Participation exemption – The participation exemption applies to dividends derived by a Swedish resident company from another resident company and to capital gains from the sale of shares in a resident company provided the shares qualify as business related (shares held as inventory do not qualify). Unquoted shares constituting fixed business assets are always deemed business related. Quoted shares that constitute fixed business assets are deemed business related if the holding amounts to at least 10% of the company's voting rights or is considered necessary for conducting the business of the shareholding company. In addition, quoted shares must be held for at least 1 year. The participation exemption, in certain cases, may be extended to dividends received and capital gains on the sale of shares in nonresident companies. As from 1 January 2010, an exemption also exists for partnerships or holdings in partnerships. Special rules apply to investment companies.
Holding company regime – No
Tax Incentives – No
Dividends – A final withholding tax of 30% applies to dividends paid by a Swedish company to a foreign company. The rate may be reduced or an exemption provided under a tax treaty, the domestic participation exemption or the EC parent-subsidiary directive.
Interest – There is no withholding tax on interest payments.
Royalties – There is no withholding tax on royalty payments. A royalty payment to a foreign recipient, however, may be deemed to constitute a PE for the foreign recipient and be taxed at the corporate rate.
Branch remittance tax – No
Other taxes on corporations:
Capital duty – No
Payroll tax – No (see under "Social security").
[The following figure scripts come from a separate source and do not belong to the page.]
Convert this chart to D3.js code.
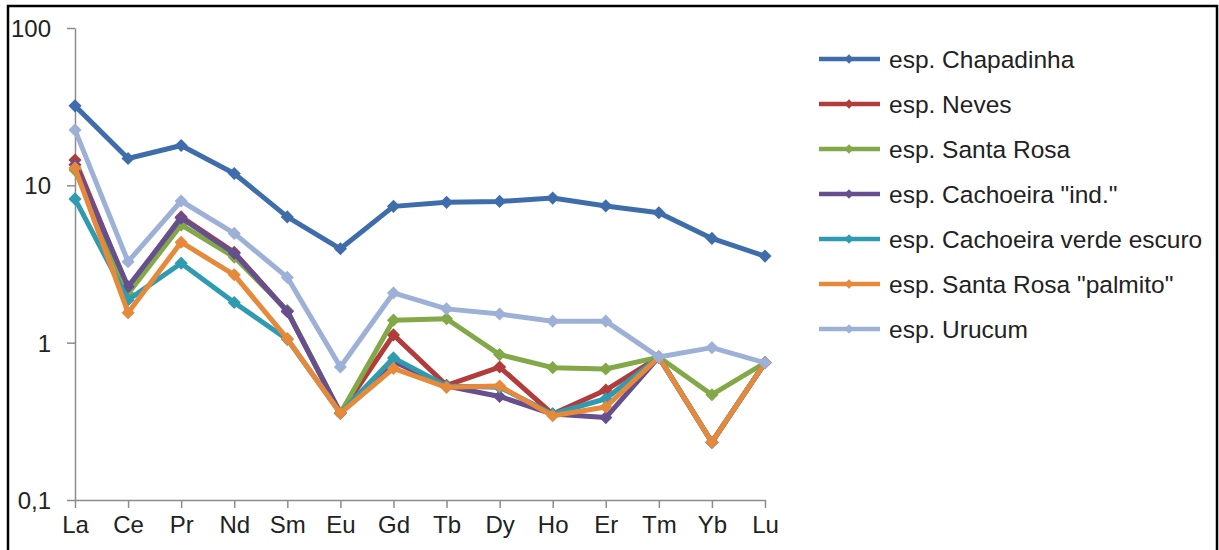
<!DOCTYPE html>
<html lang="en">
<head>
<meta charset="UTF-8" />
<title>REE pattern</title>
<script src="https://d3js.org/d3.v7.min.js"></script>
<style>
  body { margin: 0; background: #fff; }
  svg text { font-family: "Liberation Sans", Arial, sans-serif; fill: #222; }
</style>
</head>
<body>
<div class="chart"></div>
<script>
  // data
  const elements = ["La", "Ce", "Pr", "Nd", "Sm", "Eu", "Gd", "Tb", "Dy", "Ho", "Er", "Tm", "Yb", "Lu"];
  const seriesNames = ["esp. Chapadinha", "esp. Neves", "esp. Santa Rosa", "esp. Cachoeira \"ind.\"",
                       "esp. Cachoeira verde escuro", "esp. Santa Rosa \"palmito\"", "esp. Urucum"];
  const seriesColors = ["#3f6dab", "#b23b3c", "#83a847", "#654f8f", "#2f9bb0", "#e6893a", "#9db0d6"];

  const chapadinha   = [32.0, 14.8, 17.9, 11.9, 6.3, 3.95, 7.35, 7.8, 7.9, 8.3, 7.4, 6.7, 4.6, 3.55];
  const neves        = [14.5, 2.2, 6.3, 3.75, 1.58, 0.356, 1.12, 0.536, 0.70, 0.352, 0.50, 0.81, 0.233, 0.745];
  const santaRosa    = [12.5, 2.05, 5.6, 3.5, 1.6, 0.356, 1.39, 1.42, 0.84, 0.694, 0.68, 0.81, 0.467, 0.745];
  const cachoeiraInd = [13.5, 2.27, 6.2, 3.7, 1.58, 0.356, 0.76, 0.53, 0.455, 0.352, 0.334, 0.81, 0.233, 0.745];
  const cachoeiraVe  = [8.2, 1.87, 3.2, 1.8, 1.05, 0.356, 0.80, 0.53, 0.52, 0.352, 0.44, 0.81, 0.233, 0.745];
  const palmito      = [12.9, 1.55, 4.35, 2.7, 1.06, 0.356, 0.687, 0.52, 0.53, 0.343, 0.39, 0.81, 0.233, 0.745];
  const urucum       = [22.5, 3.27, 7.95, 4.95, 2.6, 0.70, 2.07, 1.64, 1.52, 1.37, 1.37, 0.81, 0.93, 0.745];

  const allSeries = [chapadinha, neves, santaRosa, cachoeiraInd, cachoeiraVe, palmito, urucum];
  const yTicks = [0.1, 1, 10, 100];
  const yTickLabels = ["0,1", "1", "10", "100"];

  const width = 1219, height = 550;
  const svg = d3.select(".chart").append("svg")
    .attr("width", width)
    .attr("height", height);

  // frame round the whole picture
  svg.append("rect")
    .attr("x", 8).attr("y", 6)
    .attr("width", 1209).attr("height", 600)
    .attr("fill", "none")
    .attr("stroke", "#000")
    .attr("stroke-width", 2.5);

  let x = d3.scalePoint()
    .domain(elements)
    .range([75, 765]);

  let y = d3.scaleLog()
    .domain([0.1, 100])
    .range([500, 28]);

  const axisColor = "#8c8c8c";

  // y axis
  let yAxis = svg.append("g")
    .attr("transform", "translate(75,0)")
    .call(d3.axisLeft(y).tickValues(yTicks).tickFormat((d, i) => yTickLabels[i]).tickSize(8).tickSizeOuter(0).tickPadding(16));
  yAxis.select(".domain").attr("stroke", axisColor).attr("stroke-width", 1.5);
  yAxis.selectAll(".tick line").attr("stroke", axisColor).attr("stroke-width", 1.5);
  yAxis.selectAll(".tick text")
    .attr("font-size", 24)
    .attr("font-family", "Liberation Sans, Arial, sans-serif")
    .attr("fill", "#222")
    .attr("dy", "0.36em");

  // x axis
  let xAxis = svg.append("g")
    .attr("transform", "translate(0,500)")
    .call(d3.axisBottom(x).tickSize(8).tickSizeOuter(0).tickPadding(8));
  xAxis.select(".domain").attr("stroke", axisColor).attr("stroke-width", 1.5);
  xAxis.selectAll(".tick line").attr("stroke", axisColor).attr("stroke-width", 1.5);
  xAxis.selectAll(".tick text")
    .attr("font-size", 24)
    .attr("font-family", "Liberation Sans, Arial, sans-serif")
    .attr("fill", "#222");

  const line = d3.line()
    .x((d, i) => x(elements[i]))
    .y(d => y(d));

  const diamond = d3.symbol().type(d3.symbolDiamond2).size(110);

  let g = svg.append("g");
  allSeries.forEach((vals, s) => {
    let sg = g.append("g");
    sg.append("path")
      .datum(vals)
      .attr("fill", "none")
      .attr("stroke", seriesColors[s])
      .attr("stroke-width", 5)
      .attr("stroke-linejoin", "round")
      .attr("d", line);
    sg.selectAll("path.mark")
      .data(vals)
      .enter()
      .append("path")
      .attr("class", "mark")
      .attr("transform", (d, i) => `translate(${x(elements[i])},${y(d)})`)
      .attr("d", diamond)
      .attr("fill", seriesColors[s]);
  });

  // legend
  let legend = svg.append("g");
  seriesNames.forEach((name, i) => {
    let ly = 59 + i * 45;
    legend.append("line")
      .attr("x1", 819).attr("x2", 880)
      .attr("y1", ly).attr("y2", ly)
      .attr("stroke", seriesColors[i])
      .attr("stroke-width", 4.5);
    legend.append("path")
      .attr("transform", `translate(849,${ly})`)
      .attr("d", d3.symbol().type(d3.symbolDiamond2).size(55))
      .attr("fill", seriesColors[i]);
    legend.append("text")
      .attr("x", 889)
      .attr("y", ly)
      .attr("dy", "0.36em")
      .attr("font-size", 24.5)
      .text(name);
  });
</script>
</body>
</html>
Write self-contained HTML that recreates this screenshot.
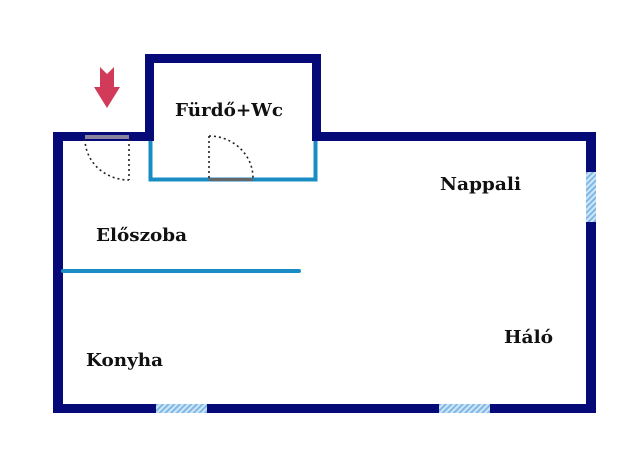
<!DOCTYPE html>
<html><head><meta charset="utf-8"><style>
html,body{margin:0;padding:0;background:#fff;width:640px;height:454px;overflow:hidden}
</style></head><body>
<svg width="640" height="454" xmlns="http://www.w3.org/2000/svg">
<defs>
<pattern id="h" width="4" height="4" patternUnits="userSpaceOnUse" patternTransform="rotate(45)">
<rect width="4" height="4" fill="#cfe6f7"/><rect width="2" height="4" fill="#7fb8e6"/>
</pattern>
</defs>
<g fill="#050a78">
<rect x="53" y="132" width="101" height="9"/>
<rect x="312" y="132" width="284" height="9"/>
<rect x="53" y="132" width="10" height="281"/>
<rect x="586" y="132" width="10" height="281"/>
<rect x="53" y="404" width="543" height="9"/>
<rect x="145" y="54" width="9" height="87"/>
<rect x="312" y="54" width="9" height="87"/>
<rect x="145" y="54" width="176" height="9"/>
</g>
<rect x="85" y="135" width="44" height="4" fill="#8a84a0"/>
<g fill="url(#h)">
<rect x="586" y="172" width="10" height="50"/>
<rect x="156" y="404" width="51" height="9"/>
<rect x="439" y="404" width="51" height="9"/>
</g>
<g stroke="#1a8cc4" stroke-width="4" fill="none">
<polyline points="150.5,141 150.5,179.5 315.5,179.5 315.5,141"/>
<line x1="63" y1="271" x2="299" y2="271" stroke-linecap="round"/>
</g>
<rect x="209" y="178" width="44" height="3" fill="#666"/>
<g stroke="#222" stroke-width="1.6" fill="none" stroke-dasharray="2,3">
<line x1="129" y1="139" x2="129" y2="180"/>
<path d="M85,139 A44,41 0 0 0 129,180"/>
<line x1="209" y1="136" x2="209" y2="178"/>
<path d="M209,136 A44,42 0 0 1 253,178"/>
</g>
<path d="M100,67 L107,74 L114,67 L114,87 L120,87 L107,108 L94,87 L100,87 Z" fill="#d23a5a"/>
<g font-family="'DejaVu Serif',serif" font-weight="bold" font-size="18" fill="#111">
<text x="175" y="116" textLength="108" lengthAdjust="spacingAndGlyphs">Fürdő+Wc</text>
<text x="440" y="190" textLength="81" lengthAdjust="spacingAndGlyphs">Nappali</text>
<text x="96" y="241" textLength="91" lengthAdjust="spacingAndGlyphs">Előszoba</text>
<text x="86" y="366" textLength="77" lengthAdjust="spacingAndGlyphs">Konyha</text>
<text x="504" y="343" textLength="49" lengthAdjust="spacingAndGlyphs">Háló</text>
</g>
</svg>
</body></html>
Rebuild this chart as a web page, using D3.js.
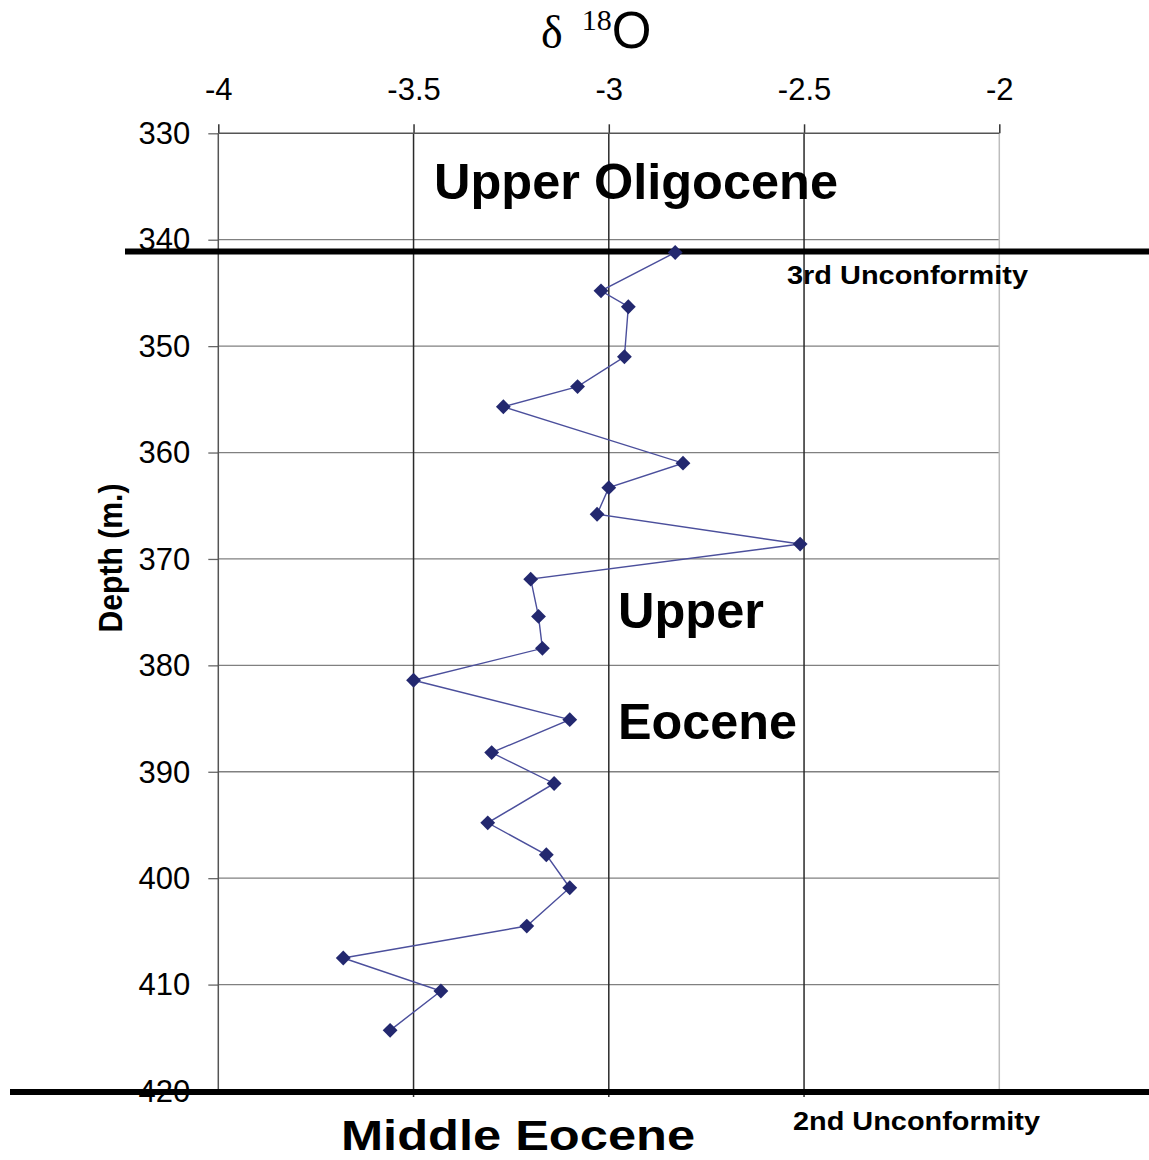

Real property tax – Annual real property tax is levied at rates ranging between 0.2% and 2.2% on the tax assessed value (as determined by the tax authorities) on all types of real estate (however, see below). The tax is deductible in computing corporate tax liability. A real property fee (instead of property tax) must be paid to the municipality on dwellings and duplex dwellings. The annual fee for dwellings is the lower of SEK 6,387 (for 2010) or 0.75% of the property's assessed value. For duplex dwellings, the fee is the lower of SEK 1,277 (for 2010) or 0.4% of the real property's assessed value.
Social security contributions – The general aggregate contribution by an employer on behalf of an employee is 31.42% (for 2010). Employees born 1937 or earlier are not subject to the special salary tax on business income. The rate for individuals between ages 18 to 25 is 21.31%.
Stamp duty – Stamp duty is levied on the transfer of real estate and on mortgage loans. The standard rate for real estate is 3% if the transferee is a legal entity. For mortgage loans, the rate is between 0.4% and 2%.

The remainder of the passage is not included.